Advancing geomechanics using DEM
C O'Sullivan, Geomechanics from Micro to Macro, Vols I and II, 21-32 (2015).
The particulate Discrete Element Method (DEM) was originally proposed for use in soil mechanics in 1979. It is now extensively used in research across a number of scientific and engineering disciplines, and its use in geomechanics continues to grow. High Performance Computing (HPC) presents a real opportunity to run DEM simulations with greater numbers of particles and more realistic models of the particles and contacts. Appropriate verification problems are essential when developing or adapting code for use with HPC. There is a real need to complement DEM simulations with experimental studies. Care should be taken when using DEM to create models to study soil behaviour; apparently reasonable boundary conditions and model parameters may result in a non-physical mechanical response.

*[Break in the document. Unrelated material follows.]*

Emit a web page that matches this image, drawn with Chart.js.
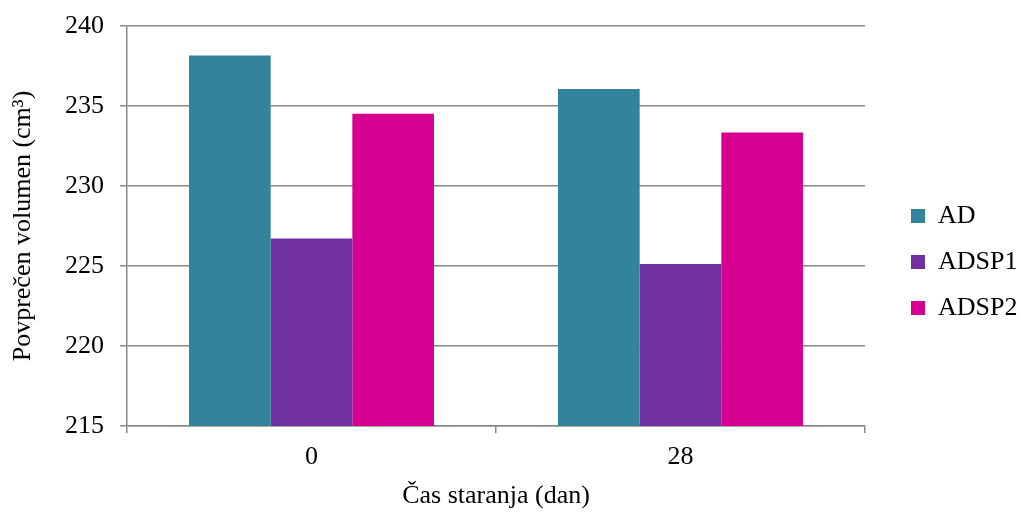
<!DOCTYPE html>
<html>
<head>
<meta charset="utf-8">
<script src="https://cdn.jsdelivr.net/npm/chart.js@4/dist/chart.umd.min.js"></script>
<style>
  html, body { margin: 0; padding: 0; background: #fff; }
  #wrap { width: 1021px; height: 512px; }
</style>
</head>
<body>
<div id="wrap"><canvas id="c" width="1021" height="512"></canvas></div>
<script>
const categories = ['0', '28'];
const seriesNames = ['AD', 'ADSP1', 'ADSP2'];
const valuesAD = [238.15, 236.07];
const valuesADSP1 = [226.72, 225.13];
const valuesADSP2 = [234.51, 233.35];
const seriesColors = ['#31849B', '#7030A0', '#D60093'];
const yMin = 215, yMax = 240, yStep = 5;
const yTitle = 'Povprečen volumen (cm³)';
const xTitle = 'Čas staranja (dan)';

const FONT = '"Liberation Serif", "Times New Roman", serif';
const GRID = '#8a8a8a';
const GRID_W = 1.5;

const legendFix = {
  id: 'legendFix',
  afterInit(chart) {
    const lg = chart.legend;
    const orig = lg.fit;
    lg.fit = function () { orig.call(this); this.width = 156; };
  },
  afterLayout(chart) {
    const lg = chart.legend;
    const pad = lg.options.labels.padding;
    const dx = 911 - (lg.left + pad);
    lg.left += dx; lg.right += dx;
    const dy = 203 - (lg.top + pad);
    lg.top += dy; lg.bottom += dy;
  }
};

new Chart(document.getElementById('c'), {
  type: 'bar',
  data: {
    labels: categories,
    datasets: [
      { label: seriesNames[0], data: valuesAD, backgroundColor: seriesColors[0] },
      { label: seriesNames[1], data: valuesADSP1, backgroundColor: seriesColors[1] },
      { label: seriesNames[2], data: valuesADSP2, backgroundColor: seriesColors[2] }
    ]
  },
  plugins: [legendFix],
  options: {
    responsive: false,
    animation: false,
    devicePixelRatio: 1,
    layout: { padding: { top: 26, left: 0, right: 0, bottom: 0 } },
    datasets: { bar: { categoryPercentage: 0.664, barPercentage: 1.0, borderWidth: 0 } },
    plugins: {
      tooltip: { enabled: false },
      legend: {
        position: 'right',
        align: 'start',
        labels: {
          boxWidth: 14,
          boxHeight: 14,
          padding: 20,
          color: '#000',
          font: { family: FONT, size: 26 }
        }
      }
    },
    scales: {
      x: {
        grid: { drawOnChartArea: false, drawTicks: true, tickLength: 7, color: GRID, lineWidth: GRID_W, offset: true },
        border: { display: true, color: GRID, width: GRID_W },
        ticks: { color: '#000', font: { family: FONT, size: 26 }, padding: 9, maxRotation: 0 },
        title: { display: true, text: xTitle, color: '#000', font: { family: FONT, size: 26 }, padding: { top: 0, bottom: 0 } },
        afterFit(scale) { scale.height = 86; scale.paddingLeft = 0; scale.paddingRight = 0; }
      },
      y: {
        min: yMin,
        max: yMax,
        grid: { color: GRID, lineWidth: GRID_W, tickLength: 7 },
        border: { display: true, color: GRID, width: GRID_W },
        ticks: { stepSize: yStep, color: '#000', font: { family: FONT, size: 26 }, padding: 16 },
        title: { display: true, text: yTitle, color: '#000', font: { family: FONT, size: 26 }, padding: { top: 8, bottom: 0 } },
        afterFit(scale) { scale.width = 127; scale.paddingTop = 0; scale.paddingBottom = 0; }
      }
    }
  }
});
</script>
</body>
</html>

Interpreting simulation results within a critical state soil mechanics framework can be useful to identify such shortcomings. DEM enables simulation of complex, three- dimensional stress paths that cannot easily be considered in the laboratory. The macro-scale results of such simulations can inform the development of continuum models for use in practice and the particle scale data enable a better understanding of fundamental mechanisms. Internal erosion is an area where DEM can make a real impact on the design codes used in geotechnical engineering practice. Once an appropriate model is developed, DEM can provide useful insight into the mechanisms that underlie field scale geotechnical problems, such as those associated with tunnelling-induced ground deformation.